LNG actually creates more emissions than shale natural gas due to the process of cooling the gas to minus 260 degrees Fahrenheit, and the shipping and regasifying it requires more energy. “The bottom line is that because of the nature of the liquefaction process, LNG is fairly carbon intensive, stated Gavin Law, the head of gas, LNG and carbon consulting for the energy consulting firm Wood Mackenzie.

Furthermore, Massachusetts native and President Barack Obama’s secretary of energy Ernest J. Moniz, stated “Natural gas has shown itself to be an important bridge to a clean energy future. For New England, expanding the pipeline capacity from the Marcellus [Shale] makes sense.” He would also go on to say the “Life cycle emissions for LNG imports to Boston certainly are higher than they would be for more Marcellus gas.” 

As I stated in another blog titled “4 unappreciated truths about natural gas,” while shale natural gas may still be in its early stages of development, it is already cheaper per BTU than any nonrenewable fuel. And it is the first fuel that is readily available on demand, substantially lowers the country’s footprint and is historically cheap.
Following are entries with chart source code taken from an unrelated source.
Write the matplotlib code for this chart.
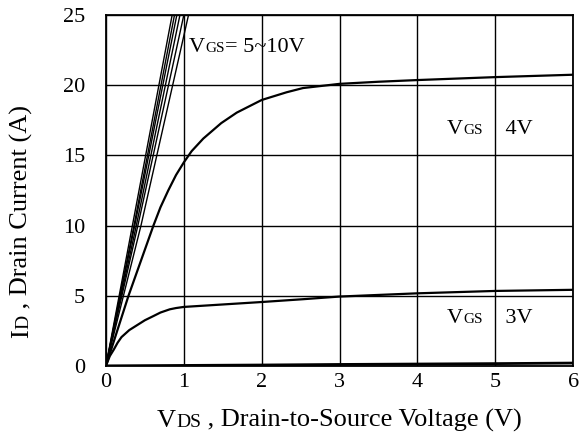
import numpy as np
import matplotlib
matplotlib.use("Agg")
import matplotlib.pyplot as plt
from matplotlib.transforms import IdentityTransform

plt.rcParams['font.family'] = ['Liberation Serif', 'DejaVu Serif']

# VGS = 5..10 V: nearly linear (ohmic) traces, read as (VDS, ID) points
steep_vds = [
    [0.0, 0.34, 0.85],
    [0.0, 0.36, 0.88],
    [0.0, 0.37, 0.91],
    [0.0, 0.39, 0.95],
    [0.0, 0.41, 1.00],
    [0.0, 0.45, 1.06],
]
steep_id = [0, 10, 25]

# VGS = 4 V
vds_4v = [0, 0.29, 0.61, 0.7, 0.8, 0.9, 1.0, 1.1, 1.25, 1.48, 1.68, 2.0, 2.32, 2.53, 3.0, 3.5, 4.0, 5.0, 6.0]
id_4v = [0, 5.0, 10.0, 11.3, 12.5, 13.6, 14.5, 15.3, 16.2, 17.3, 18.05, 18.95, 19.5, 19.8, 20.1, 20.25, 20.37, 20.58, 20.75]

# VGS = 3 V
vds_3v = [0, 0.05, 0.1, 0.15, 0.2, 0.3, 0.4, 0.5, 0.61, 0.7, 0.82, 0.9, 1.0, 2.0, 2.53, 3.0, 4.0, 5.0, 6.0]
id_3v = [0, 0.7, 1.15, 1.65, 2.05, 2.55, 2.9, 3.25, 3.55, 3.8, 4.03, 4.12, 4.2, 4.55, 4.75, 4.94, 5.17, 5.34, 5.42]

# lowest gate drive, barely conducting
vds_low = [0, 1, 2, 3, 4, 5, 6]
id_low = [0, 0.03, 0.06, 0.1, 0.13, 0.16, 0.2]

x_ticks = [0, 1, 2, 3, 4, 5, 6]
y_ticks = [0, 5, 10, 15, 20, 25]

fig = plt.figure(figsize=(5.82, 4.44), dpi=100)
ax = fig.add_axes([0.182, 0.176, 0.803, 0.790])

for xs in steep_vds:
    ax.plot(xs, steep_id, color='black', lw=1.0, solid_capstyle='butt')
ax.plot(vds_4v, id_4v, color='black', lw=1.6, solid_joinstyle='round')
ax.plot(vds_3v, id_3v, color='black', lw=1.6, solid_joinstyle='round')
ax.plot(vds_low, id_low, color='black', lw=2.0)

ax.set_xlim(0, 6)
ax.set_ylim(0, 25)
ax.set_xticks(x_ticks)
ax.set_yticks(y_ticks)
ax.grid(True, color='black', lw=1.0)
ax.set_axisbelow(True)
ax.tick_params(length=0, labelsize=16)
ax.tick_params(axis='y', pad=15)
ax.tick_params(axis='x', pad=5)
for s in ax.spines.values():
    s.set_linewidth(1.3)

fig.canvas.draw()
renderer = fig.canvas.get_renderer()


def place_pieces(x, y, pieces, rotation=0):
    """Write text pieces of mixed size one after another, starting at pixel (x, y)."""
    px, py = x, fig.bbox.height - y
    for s, size in pieces:
        t = fig.text(px, py, s, fontsize=size, rotation=rotation,
                     ha='left', va='baseline', rotation_mode='anchor',
                     transform=IdentityTransform())
        w = t.get_window_extent(renderer)
        if rotation == 90:
            py += w.height
        else:
            px += w.width


# axis labels with small-cap subscripts
place_pieces(157, 427, [("V", 19), ("DS", 14), (" , Drain-to-Source Voltage (V)", 19)])
place_pieces(28, 338, [("I", 19), ("D", 14), (" , Drain Current (A)", 19)], rotation=90)

# curve annotations
place_pieces(189, 52, [("V", 16), ("GS", 11), ("= 5~10V", 16)])
place_pieces(447, 134, [("V", 16), ("GS", 11), ("    4V", 16)])
place_pieces(447, 323, [("V", 16), ("GS", 11), ("    3V", 16)])

fig.savefig("out.png", dpi=100)
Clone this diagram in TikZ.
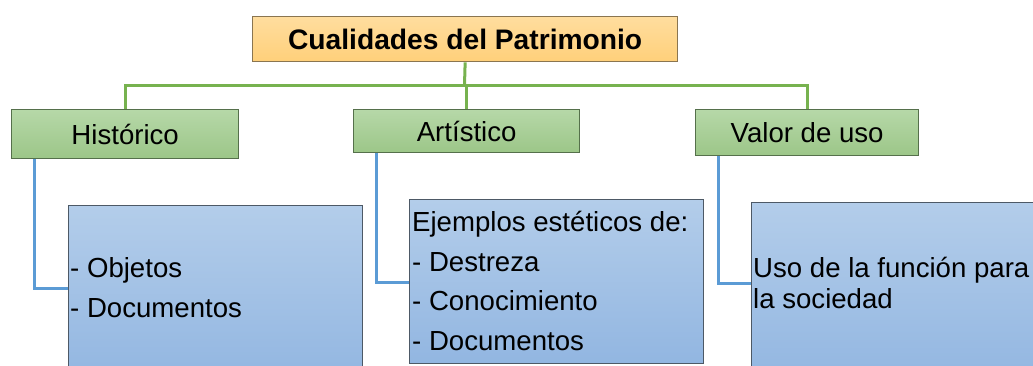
\documentclass[tikz,border=0pt]{standalone}
\usepackage{fontspec}
\setmainfont{Liberation Sans}
\definecolor{titleTop}{HTML}{FFDD9E}
\definecolor{titleBot}{HTML}{FFD07A}
\definecolor{titleBorder}{HTML}{8A7550}
\definecolor{greenTop}{HTML}{B6D8A8}
\definecolor{greenBot}{HTML}{9CC688}
\definecolor{greenBorder}{HTML}{55704B}
\definecolor{blueTop}{HTML}{B3CDEA}
\definecolor{blueBot}{HTML}{92B6E1}
\definecolor{blueBorder}{HTML}{4D5966}
\definecolor{gline}{HTML}{77B24F}
\definecolor{bline}{HTML}{5B9BD5}
\tikzset{
  boxbase/.style={rectangle, inner sep=0pt, anchor=north west, line width=1.3pt},
  titlebox/.style={boxbase, draw=titleBorder, top color=titleTop, bottom color=titleBot},
  greenbox/.style={boxbase, draw=greenBorder, top color=greenTop, bottom color=greenBot},
  bluebox/.style={boxbase, draw=blueBorder, top color=blueTop, bottom color=blueBot},
  gconn/.style={draw=gline, line width=3pt},
  bconn/.style={draw=bline, line width=3pt},
  lbl/.style={inner sep=0pt, font=\fontsize{27.6}{32}\selectfont},
  itemtxt/.style={inner sep=0pt, anchor=base west, font=\fontsize{27.6}{32}\selectfont},
}
\begin{document}
\begin{tikzpicture}[x=1pt, y=-1pt]
\useasboundingbox (0,0) rectangle (1033,365);
\clip (0,0) rectangle (1033,365);
% top box
\node[titlebox, minimum width=425pt, minimum height=45pt] (title) at (252,16) {};
\node[lbl, font=\fontsize{28.2}{32}\selectfont\bfseries] (titletxt) at (title.center) {Cualidades del Patrimonio};
% green boxes
\node[greenbox, minimum width=227pt, minimum height=49pt] (hist) at (11,109) {};
\node[lbl] (histtxt) at (hist.center) {Histórico};
\node[greenbox, minimum width=226pt, minimum height=43pt] (art) at (353,109) {};
\node[lbl] (arttxt) at (art.center) {Artístico};
\node[greenbox, minimum width=223pt, minimum height=46pt] (val) at (695,109) {};
\node[lbl] (valtxt) at (val.center) {Valor de uso};
% green connectors
\coordinate (junc) at (464.5,85);
\draw[gconn] (title.south) -- (junc);
\draw[gconn] (junc) -| (hist.north);
\draw[gconn] (junc) -| (art.north);
\draw[gconn] (junc) -| (val.north);
% blue boxes
\node[bluebox, minimum width=294pt, minimum height=175pt] (b1) at (68,205) {};
\node[bluebox, minimum width=294pt, minimum height=164pt] (b2) at (409,199) {};
\node[bluebox, minimum width=310pt, minimum height=180pt] (b3) at (751,202) {};
% blue connectors
\draw[bconn] ([xshift=23pt]hist.south west) |- ([yshift=-83pt]b1.north west);
\draw[bconn] ([xshift=23pt]art.south west) |- ([yshift=-83pt]b2.north west);
\draw[bconn] ([xshift=23pt]val.south west) |- ([yshift=-81pt]b3.north west);
% texts
\node[itemtxt] (b1a) at (70,277) {- Objetos};
\node[itemtxt] (b1b) at (70,317) {- Documentos};
\node[itemtxt] (b2a) at (412,231) {Ejemplos estéticos de:};
\node[itemtxt] (b2b) at (412,271) {- Destreza};
\node[itemtxt] (b2c) at (412,310) {- Conocimiento};
\node[itemtxt] (b2d) at (412,350) {- Documentos};
\node[itemtxt] (b3a) at (753,277) {Uso de la función para};
\node[itemtxt] (b3b) at (753,308) {la sociedad};
\end{tikzpicture}
\end{document}
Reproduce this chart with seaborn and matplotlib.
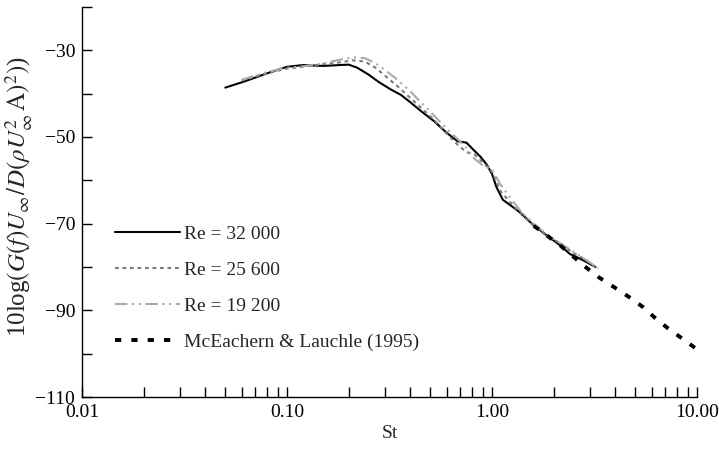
import numpy as np
import pandas as pd
import matplotlib
matplotlib.use("Agg")
import matplotlib.pyplot as plt
import seaborn as sns
from matplotlib.ticker import FixedLocator, NullFormatter, FixedFormatter

# ---- data ----
st_32000 = [0.05, 0.06, 0.07, 0.08, 0.09, 0.10, 0.12, 0.15, 0.18, 0.20, 0.22, 0.25, 0.28,
            0.32, 0.36, 0.40, 0.45, 0.52, 0.60, 0.68, 0.75, 0.81, 0.88, 0.94, 1.00, 1.05,
            1.13, 1.25, 1.37, 1.59, 1.85, 2.15, 2.40, 2.80, 3.20]
g_32000 = [-38.6, -37.4, -36.3, -35.3, -34.5, -33.8, -33.4, -33.6, -33.4, -33.3, -34.0, -35.6,
           -37.3, -39.0, -40.3, -42.0, -44.0, -46.3, -49.0, -51.0, -51.3, -52.9, -54.6, -56.3,
           -58.5, -61.5, -64.5, -66.0, -67.4, -70.3, -72.7, -75.0, -77.0, -78.5, -80.0]

st_25600 = [0.06, 0.08, 0.10, 0.12, 0.15, 0.18, 0.21, 0.24, 0.27, 0.30, 0.35, 0.40, 0.45,
            0.52, 0.60, 0.68, 0.75, 0.82, 0.90, 1.00, 1.10, 1.25, 1.40, 1.60, 1.85, 2.15,
            2.50, 2.90, 3.30]
g_25600 = [-37.0, -35.3, -34.2, -33.8, -33.2, -32.8, -32.3, -32.6, -34.0, -35.8, -38.5, -41.0,
           -43.2, -46.0, -49.2, -51.8, -53.5, -54.0, -55.8, -58.0, -62.5, -65.5, -68.0, -70.5,
           -72.8, -74.5, -76.8, -78.5, -80.5]

st_19200 = [0.06, 0.08, 0.10, 0.12, 0.15, 0.18, 0.21, 0.24, 0.27, 0.30, 0.35, 0.40, 0.45,
            0.52, 0.60, 0.68, 0.75, 0.82, 0.90, 1.00, 1.10, 1.25, 1.40, 1.60, 1.85, 2.15,
            2.50, 2.90, 3.30]
g_19200 = [-36.8, -35.0, -34.0, -33.7, -33.0, -32.2, -31.6, -31.8, -33.0, -34.5, -37.0, -39.5,
           -42.0, -45.0, -48.0, -50.5, -52.5, -55.0, -56.5, -57.5, -61.0, -64.5, -67.5, -70.0,
           -72.5, -74.5, -76.5, -78.5, -80.3]

st_mce = [1.60, 2.15, 2.45, 2.79, 3.30, 3.84, 4.29, 4.86, 5.47, 6.19, 7.24, 8.58, 10.0]
g_mce = [-70.5, -75.0, -77.3, -79.6, -82.3, -84.3, -85.8, -87.5, -89.3, -91.6, -94.2, -96.7, -99.0]

labels = ["Re = 32 000", "Re = 25 600", "Re = 19 200", "McEachern & Lauchle (1995)"]

x_major = [0.01, 0.1, 1.0, 10.0]
x_major_labels = ["0.01", "0.10", "1.00", "10.00"]
y_major = [-110, -90, -70, -50, -30]
y_minor = [-100, -80, -60, -40, -20]

# ---- styling ----
sns.set_theme(style="ticks")
plt.rcParams["font.family"] = ["Liberation Serif", "DejaVu Serif"]
plt.rcParams["mathtext.fontset"] = "stix"
plt.rcParams["axes.unicode_minus"] = True

fig = plt.figure(figsize=(7.19, 4.51), dpi=100)
ax = fig.add_axes([82 / 719, 1 - 397 / 451, (697 - 82) / 719, (397 - 7) / 451])

series = [
    (st_32000, g_32000, labels[0], dict(color="black", lw=1.5, ls="-")),
    (st_25600, g_25600, labels[1], dict(color="#7a7a7a", lw=1.5, dashes=(1.8, 1.8))),
    (st_19200, g_19200, labels[2], dict(color="#aaaaaa", lw=1.5, dashes=(6, 2.2, 1, 2.2, 1, 2.2))),
    (st_mce, g_mce, labels[3], dict(color="black", lw=2.8, dashes=(1.6, 2.6))),
]
for xs, ys, lab, kw in series:
    df = pd.DataFrame({"St": xs, "G": ys})
    sns.lineplot(data=df, x="St", y="G", ax=ax, label=lab, **kw)

ax.set_xscale("log")
ax.set_xlim(0.01, 10.0)
ax.set_ylim(-110, -20)

ax.xaxis.set_major_locator(FixedLocator(x_major))
ax.xaxis.set_major_formatter(FixedFormatter(x_major_labels))
minor_x = [m * 10.0 ** e for e in (-2, -1, 0) for m in range(2, 10)]
ax.xaxis.set_minor_locator(FixedLocator(minor_x))
ax.xaxis.set_minor_formatter(NullFormatter())

ax.yaxis.set_major_locator(FixedLocator(y_major))
ax.yaxis.set_minor_locator(FixedLocator(y_minor))
ax.yaxis.set_minor_formatter(NullFormatter())

ax.tick_params(axis="both", which="both", direction="in", length=7, width=1.0,
               colors="black", labelsize=14)
ax.tick_params(axis="x", which="major", pad=5)
ax.tick_params(axis="y", which="major", pad=5)

for s in ("top", "right"):
    ax.spines[s].set_visible(False)
for s in ("left", "bottom"):
    ax.spines[s].set_color("black")
    ax.spines[s].set_linewidth(1.0)

ax.set_xlabel("St", fontsize=14, labelpad=3)
ax.set_ylabel(r"10log$(G(f)U_\infty/D(\rho U_\infty^2\,\mathrm{A})^2)$)", fontsize=18, labelpad=0)
ax.yaxis.set_label_coords(-0.076, 0.515)

leg = ax.legend(loc="upper left", bbox_to_anchor=(0.025, 0.485), frameon=False,
                fontsize=14, handlelength=3.35, labelspacing=0.95, handletextpad=0.2)

fig.savefig("out.png", dpi=100)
Also, beyond that, our domestic natural gas industry is leading the economic recovery in the U.S. and leading us to energy independence, all of which Massachusetts is isolating themselves from being a part of.   

It is time for Massachusetts to stop ignoring not only the geopolitical impact but the effects their reliance on Russian LNG has on the environment, natural habitats for many species of animals and the harm on indigenous people. With the newest Russian shipment already anchored in Massachusetts, it is time for the state to live up to their commitment to lower their carbon footprint by rejecting their current NIMBY policy and welcome the affordable domestic gas from regions such as the Marcellus and Utica Shales.